Eating One's Shoe
I heard Werner Herzog on the radio a few days ago being interviewed on Fresh Air. Terry Gross was absent and was replaced by a man who asked similarly naive questions. I caught the tail end of the interview.
Listening to Herzog, however brief, did remind me of his incredible commitment to doing one's creative passion. The interviewer asked him about the strenous, life-altering journeys he embarks on in order to get his films made. Herzog interrupted him abruptly to tell him, "That is bologna." He claimed he was unmotivated by the transformative aspects of the process, but that he is just solely dedicated to making the art happen, whatever that might be.
E had asked me the night before whether I would just become more and more obsessed with food. This was in the back of my head as I heard Herzog speak and remembered the Les Blank movie, Werner Herzog Eats His Shoe. Coincidentally, I had also been reading about Les Blank in Ruth Reichl's book, Comfort Me with Apples. In it, Blank is shooting Garlic is s Good as Ten Mothers. I know that Les still lives somewhere near me and continues to make his kooky but thought-provoking documentaries.
In Werner Herzog Eats His Shoe, Blank films the unfolding of a bet between Herzog and Errol Morris. At one time, Herzog was Morris' professor and encouraged him to finish his first film. If Morris did, Herzog promised to eat his shoe, the leather one he was wearing at the time of the bet. Not suprisingly, Morris made the film, Gates of Heaven, a documentary about pet cemetaries and the people who bury their pets in them.
Alice Waters marinated the shoe in duck fat, garlic and other herbs. If I recall this correctly, she then slowly simmered the shoe until it was tender. Don't think you'll ever see that on Chez Panisse's menu! Herzog, standing in front of a crowd in the UC Theater, a precious gem filled with history and sitting unused at the moment, proceeds to give a talk and eats his shoe. I believe that he actually eats the entire leather portion, the edible part, of the shoe.

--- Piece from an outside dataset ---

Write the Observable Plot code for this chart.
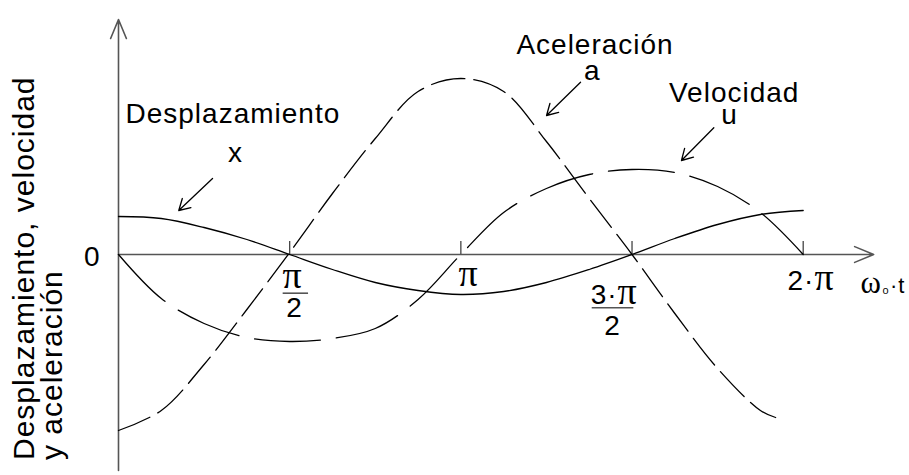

Perhaps one of the most inspiring parts of the film--and it is definitely a film worth seeing--is the footage that Blank has of Herzog speaking about his vision of what an artist should be. At one point, Herzog describes difficulties he had in the making of Even Dwarfs Started Small. There were accidental fires, and one of the cast members got very hurt--not uncharacteristic of Herzog's films. (See Les Blank's Burden of Dreams.) Because Herzog felt so badly for the pain that his cast of midget actors endured, he promised to throw himself into a cactus when the filming was done. In Eats His Shoe, he of course reveals that he painfully threw himself into a cactus bush.
There is also a stellar moment in the film, when Blank is interviewing Herzog in the back seat of a car. I don't remember the exact quote, but Herzog is talking about activities which most closely attain perfection. Not surprisingly, he lists his own passion of filmmaking. He then goes on to say that an alternative to such an ideal would be "cooking" and, then, lastly, adds that "walking on foot" is also quite special. From the time I saw this movie, I loved this scene. It was always poetic to me. But it was also ephemeral, something I didn't quite understand: that filmmaking and cooking and walking on foot would all, almost equally, bring me closer to nirvana?
Now, faced with E's question of whether I will continue to become more and more obsessed with cooking, I feel confident that I am engaged in one of the most powerful, ascendent practices.